In regard to the former, when considering Frazee’s tax records it is important to note that due to US involvement in World War I, the top marginal tax rate rose from only 7% in 1915, to 77% in 1918 and 73% in 1918. I think it is reasonable to assume that Frazee, like other wealthy men of that or any other era, was probably adept at avoiding tax liabilities. To assume Frazee’s financial status through tax records alone while ignoring circumstantial evidence of his wealth is naïve at best and probably misleading. By that same criteria, for instance, Red Sox owner John W. Henry would likewise have to be considered a financial failure, because from November of 2006 through August of 2007 his investment firm lost fully 75% of its assets, yet no one claimed that Henry was in financial difficulty.
In regard to the second point, author Leigh Montville in his fanciful biography of Ruth, The Big Bam uses convoluted logic to claim that Frazee used money from the Ruth sale to finance his play My Lady Friends, which much later evolved into the musical No, No, Nannette. While Nannete was inspired by My Lady Friends, Montville’s contention is still a falsity easily disproven. For one, according to the Internet Broadway Database, the accepted authority, My Lady Friends debuted on December 3, 1919 and was already a hit before the Ruth sale took place, eventually running for 214 performances. How then, could money from the Ruth sale be used to produce a play that had already made its’ debut? Secondly, from that time until 1925, when No, No, Nanette debuted, Frazee produced two more very successful productions; George S. Kaufman’s Dulcy, which ran for 241 performances in 1921 and 1922, and Her Temporary Husband which ran for 92 performances in 1922, both evidence of Frazee’s continued financial liquidity. All hard evidence suggests that Frazee kept his theatrical business separate from his baseball business.

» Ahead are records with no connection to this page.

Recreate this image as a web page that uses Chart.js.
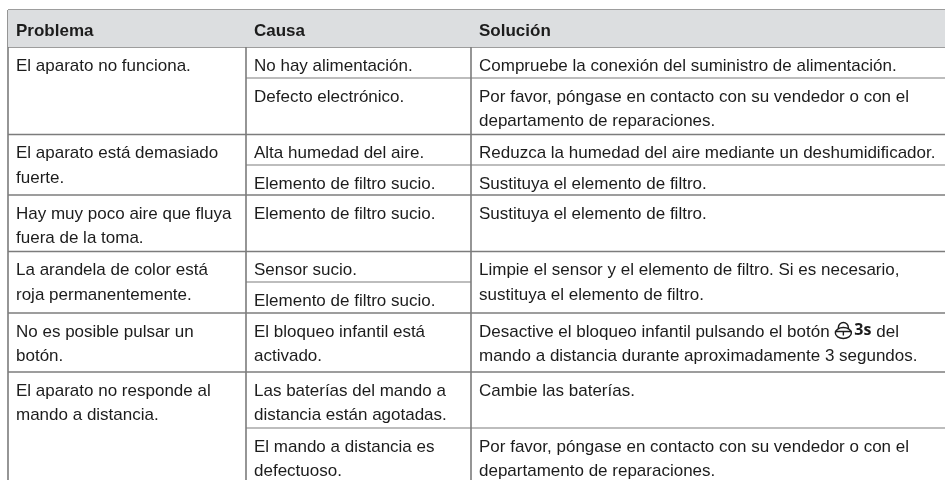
<!DOCTYPE html>
<html>
<head>
<meta charset="utf-8">
<style>
    html, body { margin: 0; padding: 0; background: #fff; }
    #wrap { width: 945px; height: 480px; }
</style>
<script src="https://cdn.jsdelivr.net/npm/chart.js@4"></script>
</head>
<body>
<div id="wrap"><canvas id="tableChart" width="945" height="480"></canvas></div>
<script>
// ============================================
// Table content
// ============================================

const headers = ['Problema', 'Causa', 'Solución'];

const problems = [
    ['El aparato no funciona.'],
    ['El aparato está demasiado', 'fuerte.'],
    ['Hay muy poco aire que fluya', 'fuera de la toma.'],
    ['La arandela de color está', 'roja permanentemente.'],
    ['No es posible pulsar un', 'botón.'],
    ['El aparato no responde al', 'mando a distancia.']
];

const causes = [
    ['No hay alimentación.'],
    ['Defecto electrónico.'],
    ['Alta humedad del aire.'],
    ['Elemento de filtro sucio.'],
    ['Elemento de filtro sucio.'],
    ['Sensor sucio.'],
    ['Elemento de filtro sucio.'],
    ['El bloqueo infantil está', 'activado.'],
    ['Las baterías del mando a', 'distancia están agotadas.'],
    ['El mando a distancia es', 'defectuoso.']
];

const solutions = [
    ['Compruebe la conexión del suministro de alimentación.'],
    ['Por favor, póngase en contacto con su vendedor o con el', 'departamento de reparaciones.'],
    ['Reduzca la humedad del aire mediante un deshumidificador.'],
    ['Sustituya el elemento de filtro.'],
    ['Sustituya el elemento de filtro.'],
    ['Limpie el sensor y el elemento de filtro. Si es necesario,', 'sustituya el elemento de filtro.'],
    ['Desactive el bloqueo infantil pulsando el botón', 'mando a distancia durante aproximadamente 3 segundos.'],
    ['Cambie las baterías.'],
    ['Por favor, póngase en contacto con su vendedor o con el', 'departamento de reparaciones.']
];

// Glyph that follows the first line of the "Desactive" cell
const buttonLabel = '3s';
const buttonTail = 'del';

// ============================================
// Layout (same units as the axes, 1 unit = 1 px)
// ============================================

const LAYOUT = {
    width: 945,
    height: 480,
    columns: [8, 246, 471],
    top: 10,
    headerBottom: 47,
    problemEdges: [47, 134.5, 195, 251.5, 313, 372],
    causeEdges: [47, 78, 134.5, 165, 195, 251.5, 282, 313, 372, 428],
    solutionEdges: [47, 78, 134.5, 165, 195, 251.5, 313, 372, 428],
    splitsBoth: [78, 165, 428],
    splitsCause: [282],
    textInset: 8,
    firstBaseline: 23.5,
    lineStep: 24.7,
    headerBaseline: 35.5
};

const COLORS = {
    rule: '#7c7c7c',
    header: '#dcdee0',
    text: '#1c1c1c'
};

const FONT_BODY = '17px "Liberation Sans", Arial, sans-serif';
const FONT_HEAD = 'bold 17px "Liberation Sans", Arial, sans-serif';

// ============================================
// Datasets: header band and rules
// ============================================

function ruleDataset(x1, y1, x2, y2, width) {
    return {
        data: [{ x: x1, y: y1 }, { x: x2, y: y2 }],
        showLine: true,
        borderColor: COLORS.rule,
        borderWidth: width,
        pointRadius: 0,
        fill: false
    };
}

const datasets = [{
    // header band
    data: [{ x: LAYOUT.columns[0], y: LAYOUT.headerBottom }, { x: LAYOUT.width, y: LAYOUT.headerBottom }],
    showLine: true,
    borderWidth: 0,
    pointRadius: 0,
    backgroundColor: COLORS.header,
    fill: { value: LAYOUT.top }
}];

datasets.push(ruleDataset(LAYOUT.columns[0], LAYOUT.top, LAYOUT.width, LAYOUT.top, 1.6));
LAYOUT.problemEdges.forEach(y => datasets.push(ruleDataset(LAYOUT.columns[0], y, LAYOUT.width, y, 1.5)));
LAYOUT.splitsBoth.forEach(y => datasets.push(ruleDataset(LAYOUT.columns[1], y, LAYOUT.width, y, 1.1)));
LAYOUT.splitsCause.forEach(y => datasets.push(ruleDataset(LAYOUT.columns[1], y, LAYOUT.columns[2], y, 1.1)));
LAYOUT.columns.forEach(x => datasets.push(ruleDataset(x, LAYOUT.top, x, LAYOUT.height, 1.6)));

// ============================================
// Cell text plugin
// ============================================

const cellText = {
    id: 'cellText',
    afterDatasetsDraw(chart) {
        const { ctx, scales: { x, y } } = chart;
        const drawColumn = (cells, edges, column) => {
            const left = x.getPixelForValue(LAYOUT.columns[column] + LAYOUT.textInset);
            cells.forEach((lines, i) => {
                lines.forEach((line, n) => {
                    const base = edges[i] + LAYOUT.firstBaseline + n * LAYOUT.lineStep;
                    ctx.fillText(line, left, y.getPixelForValue(base));
                });
            });
        };

        ctx.save();
        ctx.fillStyle = COLORS.text;
        ctx.textBaseline = 'alphabetic';

        ctx.font = FONT_HEAD;
        headers.forEach((label, i) => {
            const left = x.getPixelForValue(LAYOUT.columns[i] + LAYOUT.textInset);
            ctx.fillText(label, left, y.getPixelForValue(LAYOUT.headerBaseline));
        });

        ctx.font = FONT_BODY;
        drawColumn(problems, LAYOUT.problemEdges, 0);
        drawColumn(causes, LAYOUT.causeEdges, 1);
        drawColumn(solutions, LAYOUT.solutionEdges, 2);

        // Button glyph after "... el botón"
        const rowTop = LAYOUT.solutionEdges[6];
        const base = y.getPixelForValue(rowTop + LAYOUT.firstBaseline);
        const lineStart = x.getPixelForValue(LAYOUT.columns[2] + LAYOUT.textInset);
        const after = lineStart + ctx.measureText(solutions[6][0] + ' ').width;

        // padlock
        const cx = after + 9;
        const cy = base - 3.5;
        ctx.strokeStyle = COLORS.text;
        ctx.lineWidth = 1.4;
        ctx.beginPath();
        ctx.ellipse(cx, cy, 8, 5.5, 0, 0, Math.PI * 2);
        ctx.moveTo(cx - 8, cy - 1.5);
        ctx.lineTo(cx + 8, cy - 1.5);
        ctx.moveTo(cx, cy - 1.5);
        ctx.lineTo(cx, cy + 2.5);
        ctx.moveTo(cx - 5, cy - 4.5);
        ctx.arc(cx, cy - 5.5, 5, Math.PI, 0);
        ctx.lineTo(cx + 5, cy - 4.5);
        ctx.stroke();

        ctx.font = 'bold 16px "Open Sans", sans-serif';
        ctx.fillText(buttonLabel, cx + 11, base - 2);
        ctx.font = FONT_BODY;
        ctx.fillText(buttonTail, cx + 33, base);

        ctx.restore();
    }
};

// ============================================
// Chart
// ============================================

function initChart() {
    const ctx = document.getElementById('tableChart').getContext('2d');
    new Chart(ctx, {
        type: 'scatter',
        data: { datasets },
        options: {
            responsive: false,
            animation: false,
            clip: false,
            layout: { padding: 0 },
            plugins: {
                legend: { display: false },
                tooltip: { enabled: false },
                title: { display: false }
            },
            scales: {
                x: { type: 'linear', min: 0, max: LAYOUT.width, display: false },
                y: { type: 'linear', min: 0, max: LAYOUT.height, reverse: true, display: false }
            }
        },
        plugins: [cellText]
    });
}

initChart();
</script>
</body>
</html>
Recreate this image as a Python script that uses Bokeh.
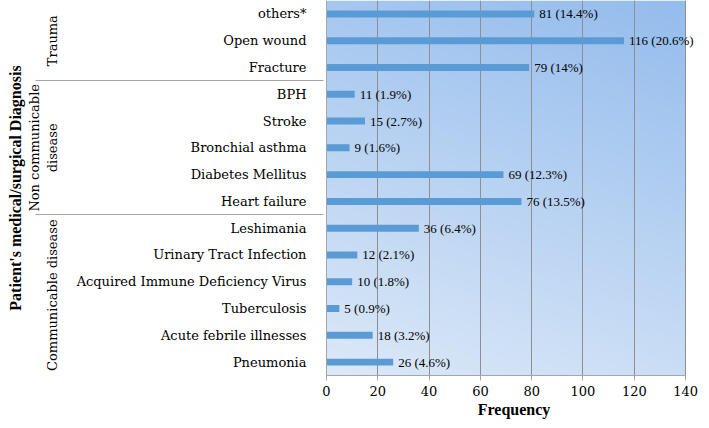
import numpy as np
from bokeh.plotting import figure
from bokeh.models import ColumnDataSource, FactorRange, LabelSet, FixedTicker, Range1d
from bokeh.embed import file_html
from bokeh.resources import INLINE

# ---- data (top to bottom as in the chart) ----
groups = ["Trauma"] * 3 + ["Non communicable\ndisease"] * 5 + ["Communicable disease"] * 6
diagnoses = ["others*", "Open wound", "Fracture",
             "BPH", "Stroke", "Bronchial asthma", "Diabetes Mellitus", "Heart failure",
             "Leshimania", "Urinary Tract Infection", "Acquired Immune Deficiency Virus",
             "Tuberculosis", "Acute febrile illnesses", "Pneumonia"]
frequency = [81, 116, 79, 11, 15, 9, 69, 76, 36, 12, 10, 5, 18, 26]
percent = ["14.4%", "20.6%", "14%", "1.9%", "2.7%", "1.6%", "12.3%", "13.5%",
           "6.4%", "2.1%", "1.8%", "0.9%", "3.2%", "4.6%"]
x_ticks = [0, 20, 40, 60, 80, 100, 120, 140]

SERIF = "DejaVu Serif"          # regular serif text
SERIF_BOLD = "Liberation Serif"  # bold titles
VIEW_END = 146.2                 # room on the right for the value labels

factors = [(g, d) for g, d in zip(groups, diagnoses)][::-1]  # bottom to top
labels = [f"{f} ({p})" for f, p in zip(frequency, percent)][::-1]
source = ColumnDataSource(dict(y=factors, x=frequency[::-1], label=labels))

y_range = FactorRange(factors=factors, group_padding=0, factor_padding=0, range_padding=0)
x_range = Range1d(x_ticks[0], VIEW_END)

p = figure(width=701, height=420, y_range=y_range, x_range=x_range,
           output_backend="svg", toolbar_location=None,
           min_border_top=0, min_border_left=326, min_border_right=0, min_border_bottom=43)
p.outline_line_color = None
p.background_fill_color = "white"

# gradient background of the plot area (0..140)
ny, nx = 120, 120
yy, xx = np.mgrid[0:ny, 0:nx]
v = yy / (ny - 1)
u = xx / (nx - 1)
d = 0.75 * v + 0.25 * u
light = np.array([220, 233, 248])
dark = np.array([148, 188, 237])
img = np.empty((ny, nx), dtype=np.uint32)
view = img.view(dtype=np.uint8).reshape((ny, nx, 4))
for k in range(3):
    view[:, :, k] = (light[k] + (dark[k] - light[k]) * d).astype(np.uint8)
view[:, :, 3] = 255
p.image_rgba(image=[img], x=x_ticks[0], y=0, dw=x_ticks[-1] - x_ticks[0],
             dh=len(diagnoses), level="image")

p.hbar(y="y", right="x", left=0, height=0.26, source=source,
       fill_color="#5b9bd5", line_color=None)

p.add_layout(LabelSet(x="x", y="y", text="label", source=source, x_offset=5,
                      text_baseline="middle", text_font=SERIF,
                      text_font_size="13px", text_color="black"))

# grid
p.xgrid.grid_line_color = "#8f8f8f"
p.xgrid.ticker = FixedTicker(ticks=x_ticks)
p.ygrid.grid_line_color = None

# x axis
xa = p.xaxis[0]
xa.ticker = FixedTicker(ticks=x_ticks)
xa.bounds = (x_ticks[0], x_ticks[-1])
xa.axis_line_color = "#a6a6a6"
xa.major_tick_line_color = "#a6a6a6"
xa.major_tick_out = 5
xa.major_tick_in = 0
xa.minor_tick_line_color = None
xa.major_label_text_font = SERIF
xa.major_label_text_font_size = "13px"
xa.major_label_text_color = "black"
xa.major_label_standoff = 5
xa.axis_label = "Frequency"
xa.axis_label_text_font = SERIF_BOLD
xa.axis_label_text_font_size = "16px"
xa.axis_label_text_font_style = "bold"
xa.axis_label_text_color = "black"
xa.axis_label_standoff = 2

# y axis
ya = p.yaxis[0]
ya.axis_line_color = "#a6a6a6"
ya.major_tick_line_color = None
ya.minor_tick_line_color = None
ya.major_label_text_font = SERIF
ya.major_label_text_font_size = "13px"
ya.major_label_text_color = "black"
ya.major_label_standoff = 14
ya.group_text_font = SERIF
ya.group_text_font_size = "13px"
ya.group_text_font_style = "normal"
ya.group_text_color = "black"
ya.separator_line_color = "#a6a6a6"
ya.separator_line_width = 1
ya.axis_label = "Patient's medical/surgical Diagnosis"
ya.axis_label_text_font = SERIF_BOLD
ya.axis_label_text_font_size = "16px"
ya.axis_label_text_font_style = "bold"
ya.axis_label_text_color = "black"
ya.axis_label_standoff = 0

open("out.html", "w").write(file_html(p, INLINE))
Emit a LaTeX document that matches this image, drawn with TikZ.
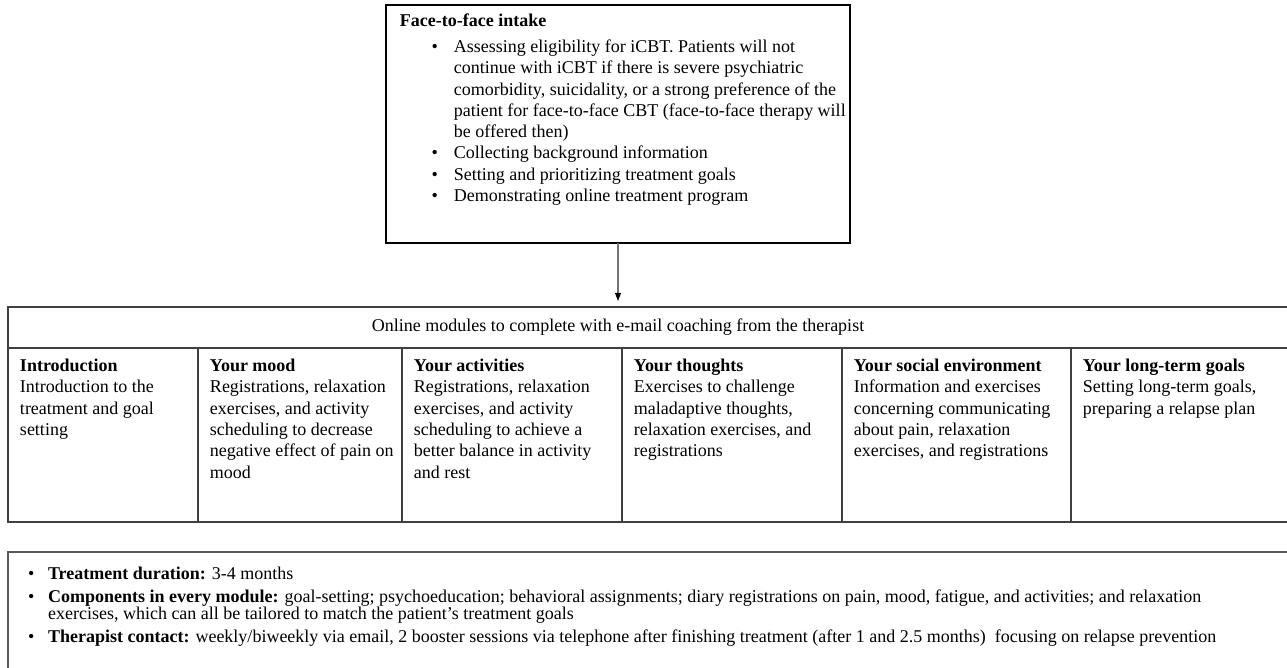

Had Frazee never produced No No, Nannete his legacy in the theater shows marked financial and critical success both before, during and after the Ruth sale. Unless and until Frazee’s full and complete financial records are recovered, one must consider all the evidence and there is a wealth of factual data that demonstrates Frazee’s financial health.
Others have taken issue with my characterization of Fred Lieb. For that reason, I restored those portions of this story which were deleted for space reasons in earlier printings, which provide more evidence of Lieb’s disturbing world view.